We're using the S3InboundFileSynchronizingMessageSource
feature of Spring Integration to locally sync and then send messages for any files retrieved from an S3 bucket.
Before syncing, we apply a couple of S3PersistentAcceptOnceFileListFilter
filters (to check the file's TimeModified and Hash/ETag) to make sure we only sync "new" files.
Note: We use the JdbcMetadataStore
table to persist the record of the files that have previously made it through the filters (using a different REGION
for each filter).
Finally, for the S3InboundFileSynchronizingMessageSource
local filter, we have a S3PersistentAcceptOnceFileListFilter
FileSystemPersistentAcceptOnceFileListFilter
-- again on TimeModified and again persisted but in a different region.
The issue is: if the service is restarted after the file has made it through the 1st filter but before the message source successfully sent the message along, we essentially drop the file and never actually process it.
What are we doing wrong? How can we avoid this "dropped file" issue?

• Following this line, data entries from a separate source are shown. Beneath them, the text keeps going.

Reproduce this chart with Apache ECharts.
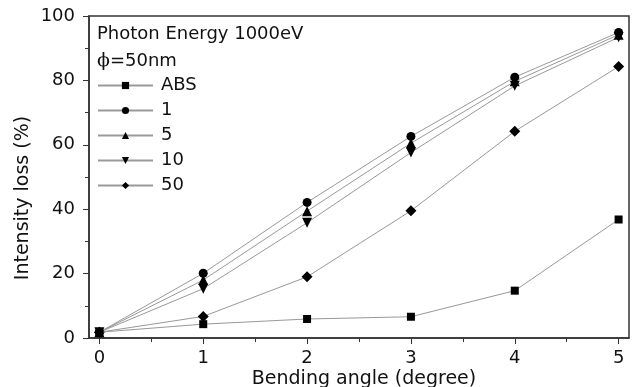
<!DOCTYPE html>
<html>
<head>
<meta charset="utf-8">
<script src="https://cdn.jsdelivr.net/npm/echarts@6/dist/echarts.min.js"></script>
<style>
    html,body{margin:0;padding:0;background:#fff;}
    #chart{width:640px;height:387px;}
</style>
</head>
<body>
<div id="chart"></div>
<script>
// 数据
var angles = [0, 1, 2, 3, 4, 5];
var seriesNames = ['ABS', '1', '5', '10', '50'];
var absVals = [1.8, 4.3, 5.9, 6.6, 14.7, 36.8];
var vals1 = [1.8, 20.1, 42.1, 62.6, 81.0, 94.9];
var vals5 = [1.8, 18.0, 39.4, 60.5, 79.7, 94.2];
var vals10 = [1.8, 15.3, 35.8, 57.6, 78.3, 93.4];
var vals50 = [1.8, 6.7, 19.0, 39.5, 64.2, 84.3];
var xMajor = [0, 1, 2, 3, 4, 5];
var xMinor = [0.5, 1.5, 2.5, 3.5, 4.5];

var font = 'DejaVu Sans, Liberation Sans, sans-serif';
var axisColor = '#333';
var txtColor = '#111';

function pairs(vals) {
    var out = [];
    for (var i = 0; i < angles.length; i++) {
        out.push([angles[i], vals[i]]);
    }
    return out;
}

var downTri = 'path://M0,0 L10,0 L5,9 Z';
var symbols = ['rect', 'circle', 'triangle', downTri, 'diamond'];
var sizes = [8, 9, 10, 10, 11];
var allVals = [absVals, vals1, vals5, vals10, vals50];

var series = [];
for (var i = 0; i < seriesNames.length; i++) {
    series.push({
        name: seriesNames[i],
        type: 'line',
        data: pairs(allVals[i]),
        symbol: symbols[i],
        symbolSize: sizes[i],
        showAllSymbol: true,
        lineStyle: {color: '#999', width: 1},
        itemStyle: {color: '#000'},
        z: 5 - i
    });
}

var myChart = echarts.init(document.getElementById('chart'));
var option = {
    animation: false,
    backgroundColor: '#fff',
    textStyle: {fontFamily: font},
    grid: {
        left: 89, right: 11, top: 16, bottom: 49,
        outerBoundsMode: 'none',
        containLabel: false,
        show: true, borderColor: axisColor, borderWidth: 1.5, backgroundColor: 'transparent'
    },
    graphic: [{
        type: 'text',
        left: 97, top: 25,
        style: {text: 'Photon Energy 1000eV', font: '18px ' + font, fill: txtColor}
    }, {
        type: 'text',
        left: 97, top: 52,
        style: {
            text: '{p|ϕ}=50nm', font: '18px ' + font, fill: txtColor,
            rich: {p: {fontFamily: 'DejaVu Serif, serif', fontSize: 19, fill: txtColor}}
        }
    }, {
        type: 'text',
        x: 23, y: 198, rotation: Math.PI / 2,
        style: {text: 'Intensity loss (%)', font: '19px ' + font, fill: txtColor,
            align: 'center', verticalAlign: 'middle'}
    }, {
        type: 'text',
        x: 364, y: 379,
        style: {text: 'Bending angle (degree)', font: '19px ' + font, fill: txtColor,
            align: 'center', verticalAlign: 'middle'}
    }],
    legend: {
        orient: 'vertical',
        left: 97, top: 76.5,
        padding: 0,
        itemWidth: 55, itemHeight: 9, itemGap: 7,
        data: seriesNames,
        textStyle: {fontFamily: font, fontSize: 18, color: txtColor, padding: [0, 0, 0, 3]}
    },
    xAxis: [{
        type: 'value',
        min: -0.1, max: 5.1,
        axisLine: {show: true, onZero: false, lineStyle: {color: axisColor, width: 1.5}},
        axisTick: {show: true, length: 6, customValues: xMajor, lineStyle: {color: axisColor}},
        axisLabel: {customValues: xMajor, fontFamily: font, fontSize: 18, color: txtColor, margin: 11},
        splitLine: {show: false}
    }, {
        type: 'value',
        min: -0.1, max: 5.1,
        position: 'bottom',
        axisLine: {show: false, onZero: false},
        axisTick: {show: true, length: 4, customValues: xMinor, lineStyle: {color: axisColor}},
        axisLabel: {show: false},
        splitLine: {show: false}
    }],
    yAxis: {
        type: 'value',
        min: 0, max: 100, interval: 20,
        axisLine: {show: true, onZero: false, lineStyle: {color: axisColor, width: 1.5}},
        axisTick: {show: true, length: 6, lineStyle: {color: axisColor}},
        minorTick: {show: true, splitNumber: 2, length: 4, lineStyle: {color: axisColor}},
        axisLabel: {fontFamily: font, fontSize: 18, color: txtColor, margin: 14},
        splitLine: {show: false}
    },
    series: series
};
myChart.setOption(option);
</script>
</body>
</html>
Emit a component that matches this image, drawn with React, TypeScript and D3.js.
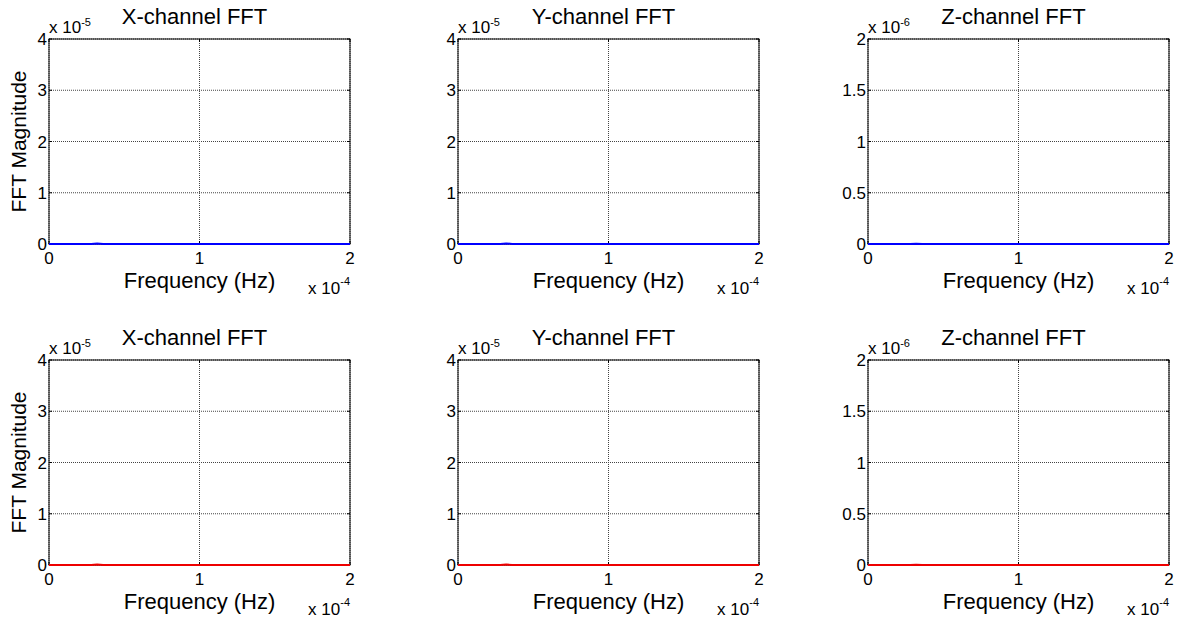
import React from "react";
import * as d3 from "d3";

// Frequency bins (Hz) shared by every channel
const freqHz = [0, 0.1e-4, 0.2e-4, 0.28e-4, 0.32e-4, 0.36e-4, 0.5e-4, 0.75e-4, 1.0e-4, 1.25e-4, 1.5e-4, 1.75e-4, 2.0e-4];

// FFT magnitudes, first data set (blue)
const xMagA = [2e-8, 1e-8, 1e-8, 2e-8, 1.2e-7, 2e-8, 1e-8, 1e-8, 1e-8, 1e-8, 1e-8, 1e-8, 1e-8];
const yMagA = [2e-8, 1e-8, 1e-8, 2e-8, 1.0e-7, 2e-8, 1e-8, 1e-8, 1e-8, 1e-8, 1e-8, 1e-8, 1e-8];
const zMagA = [1e-9, 5e-10, 5e-10, 1e-9, 3e-9, 1e-9, 5e-10, 5e-10, 5e-10, 5e-10, 5e-10, 5e-10, 5e-10];

// FFT magnitudes, second data set (red)
const xMagB = [2e-8, 1e-8, 1e-8, 2e-8, 1.1e-7, 2e-8, 1e-8, 1e-8, 1e-8, 1e-8, 1e-8, 1e-8, 1e-8];
const yMagB = [2e-8, 1e-8, 1e-8, 2e-8, 0.9e-7, 2e-8, 1e-8, 1e-8, 1e-8, 1e-8, 1e-8, 1e-8, 1e-8];
const zMagB = [1e-9, 5e-10, 5e-10, 1e-9, 3e-9, 1e-9, 5e-10, 5e-10, 5e-10, 5e-10, 5e-10, 5e-10, 5e-10];

const titles = ["X-channel FFT", "Y-channel FFT", "Z-channel FFT"];
const xTicks = [0, 1e-4, 2e-4];
const xTickLabels = ["0", "1", "2"];
const yTicksXY = [0, 1e-5, 2e-5, 3e-5, 4e-5];
const yTickLabelsXY = ["0", "1", "2", "3", "4"];
const yTicksZ = [0, 0.5e-6, 1e-6, 1.5e-6, 2e-6];
const yTickLabelsZ = ["0", "0.5", "1", "1.5", "2"];

const FONT = "'Liberation Sans', Arial, Helvetica, sans-serif";
const W = 1180;
const H = 620;

const colLefts = [49, 458, 868];
const axW = 301;
const rowTops = [39, 360];
const axH = 205;

type PanelProps = {
  left: number;
  top: number;
  title: string;
  values: number[];
  yTicks: number[];
  yTickLabels: string[];
  yExp: string;
  color: string;
  showYLabel: boolean;
};

function Panel({ left, top, title, values, yTicks, yTickLabels, yExp, color, showYLabel }: PanelProps) {
  const x = d3.scaleLinear().domain([0, 2e-4]).range([left, left + axW]);
  const y = d3.scaleLinear().domain([yTicks[0], yTicks[yTicks.length - 1]]).range([top + axH, top]);
  const line = d3
    .line<number>()
    .x((_, i) => x(freqHz[i]))
    .y((d) => y(d));
  const bottom = top + axH;
  const right = left + axW;
  const tickLen = 3;

  return (
    <g>
      {/* dotted grid */}
      {xTicks.map((t, i) => (
        <line key={"gx" + i} x1={x(t)} x2={x(t)} y1={top} y2={bottom} stroke="#444" strokeWidth={1} strokeDasharray="1,1" />
      ))}
      {yTicks.map((t, i) => (
        <line key={"gy" + i} x1={left} x2={right} y1={y(t)} y2={y(t)} stroke="#444" strokeWidth={1} strokeDasharray="1,1" />
      ))}
      {/* inward tick marks on all sides */}
      {xTicks.map((t, i) => (
        <g key={"tx" + i}>
          <line x1={x(t)} x2={x(t)} y1={bottom} y2={bottom - tickLen} stroke="#000" />
          <line x1={x(t)} x2={x(t)} y1={top} y2={top + tickLen} stroke="#000" />
        </g>
      ))}
      {yTicks.map((t, i) => (
        <g key={"ty" + i}>
          <line x1={left} x2={left + tickLen} y1={y(t)} y2={y(t)} stroke="#000" />
          <line x1={right} x2={right - tickLen} y1={y(t)} y2={y(t)} stroke="#000" />
        </g>
      ))}
      {/* axes box */}
      <rect x={left} y={top} width={axW} height={axH} fill="none" stroke="#000" strokeWidth={1} />
      {/* spectrum */}
      <path d={line(values) || ""} fill="none" stroke={color} strokeWidth={2} />
      {/* tick labels */}
      {xTicks.map((t, i) => (
        <text key={"lx" + i} x={x(t)} y={bottom + 20} fontSize={17} textAnchor="middle" fontFamily={FONT}>
          {xTickLabels[i]}
        </text>
      ))}
      {yTicks.map((t, i) => (
        <text key={"ly" + i} x={left - 2} y={y(t) + 6} fontSize={17} textAnchor="end" fontFamily={FONT}>
          {yTickLabels[i]}
        </text>
      ))}
      {/* exponent labels */}
      <text x={left} y={top - 6} fontSize={17} fontFamily={FONT}>
        x 10<tspan dy={-7} fontSize={11}>{yExp}</tspan>
      </text>
      <text x={right} y={bottom + 50} fontSize={17} fontFamily={FONT} textAnchor="end">
        x 10<tspan dy={-9} fontSize={11}>-4</tspan>
      </text>
      {/* title and axis labels */}
      <text x={(left + right) / 2 - 5} y={top - 15} fontSize={22} textAnchor="middle" fontFamily={FONT}>
        {title}
      </text>
      <text x={(left + right) / 2} y={bottom + 44} fontSize={22} textAnchor="middle" fontFamily={FONT}>
        Frequency (Hz)
      </text>
      {showYLabel && (
        <text
          transform={`translate(${left - 23},${(top + bottom) / 2}) rotate(-90)`}
          fontSize={21}
          textAnchor="middle"
          fontFamily={FONT}
        >
          FFT Magnitude
        </text>
      )}
    </g>
  );
}

export default function App() {
  const rows = [
    { values: [xMagA, yMagA, zMagA], color: "#0000ff" },
    { values: [xMagB, yMagB, zMagB], color: "#ee0000" },
  ];
  return (
    <svg width={W} height={H} style={{ position: "fixed", left: 0, top: 0, background: "#fff" }}>
      <rect x={0} y={0} width={W} height={H} fill="#fff" />
      {rows.map((row, r) =>
        colLefts.map((left, c) => {
          const isZ = c === 2;
          return (
            <Panel
              key={`${r}-${c}`}
              left={left}
              top={rowTops[r]}
              title={titles[c]}
              values={row.values[c]}
              yTicks={isZ ? yTicksZ : yTicksXY}
              yTickLabels={isZ ? yTickLabelsZ : yTickLabelsXY}
              yExp={isZ ? "-6" : "-5"}
              color={row.color}
              showYLabel={c === 0}
            />
          );
        })
      )}
    </svg>
  );
}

I assume you use a FileSystemPersistentAcceptOnceFileListFilter
for the localFilter
since S3PersistentAcceptOnceFileListFilter
is not going to work there.
Let see how you use those filters in the configuration! I wonder if switching to the ChainFileListFilter
for your remote files helps you somehow.
See docs: https://docs.spring.io/spring-integration/docs/current/reference/html/file.html#file-reading
EDIT
if the service is restarted after the file has made it through the 1st filter but before the message source successfully sent the message along
I think Gary is right: you need a transaction around that polling operation which includes filter logic as well.
See docs: https://docs.spring.io/spring-integration/docs/current/reference/html/jdbc.html#jdbc-metadata-store
This way the TX is not going to be committed until the message for a file leaves the polling channel adapter. Therefore after restart you simply will be able to synchronize the rolled back files again. Just because they are not present in the store for filtering.